These files contain the work I've done so far to open up the 12587603 operating system for reverse engineering.
The .idc script can be loaded into IDA Pro to booststrap your own efforts.
If you don't have IDA Pro, you can use the .asm file.
There's also a 'template' XDF that might be helpful if you want to create new objects in an existing XDF. It will not be very useful to end users / tuners because there is no information yet to convert the ROM values to real-world units.
When Ghidra has CPU32 support (especially the table-lookup opcodes) I intend to port everything to a format that Ghidra supports.
To pave the way to fun stuff like 2-step rev limiteres, flat-foot shifting, forced induction, rev-matched downshifting, and whatever else people dream up.
Initially, because this is a "universal donor" P59 / 1mb operating system.

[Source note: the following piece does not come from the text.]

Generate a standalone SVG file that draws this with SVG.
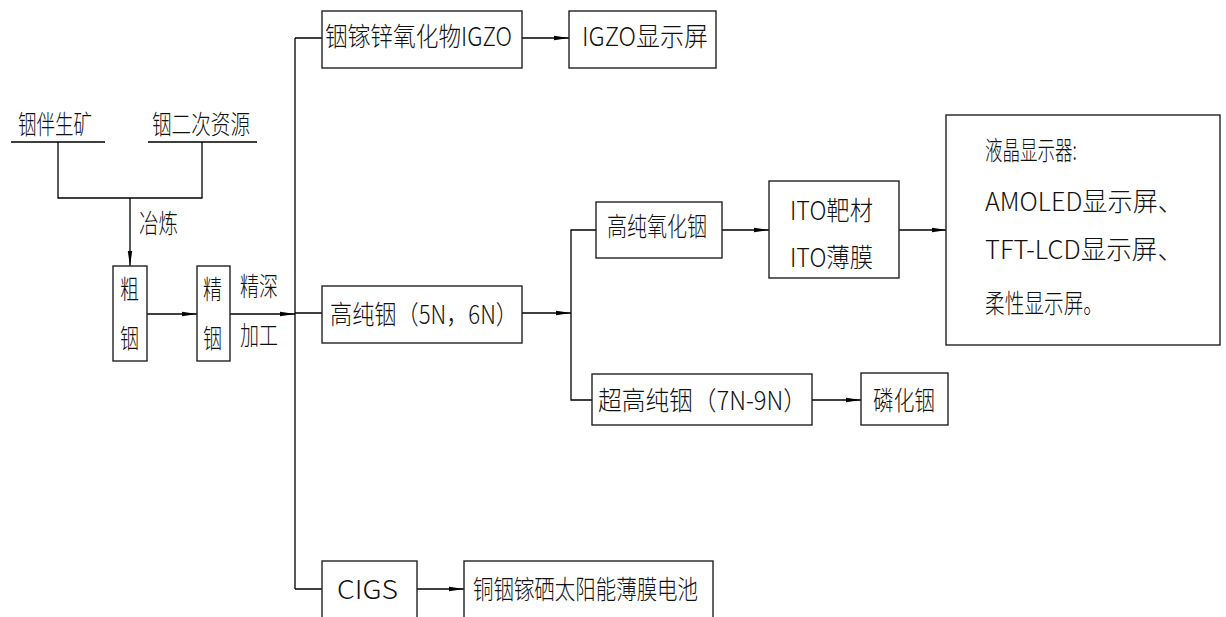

It is available in every combination of transmission type and throttle type, so it should be usable in any GM vehicle or swap.
More recently, because an anonymous hero sent a table of ROM addresses and labels for what appears to be everything in the calibration segment. This should speed things up quite a bit.
To help bootstrap this, I wrote a script that turns an XDF file into IDC, for import into IDA.
Then I wrote a script that uses the PID numbers and function pointers in the firmware to label the functions that handle PID requests - this allows you to label RAM addresses for many PID-related variables with some confidence.
Then I got the aforementioned dumpster-dive data and wrote a script to turn it into IDC as well, to label the constants in the calibration segment.
All of the raw data and custom scripts are in the Resources subdirectory.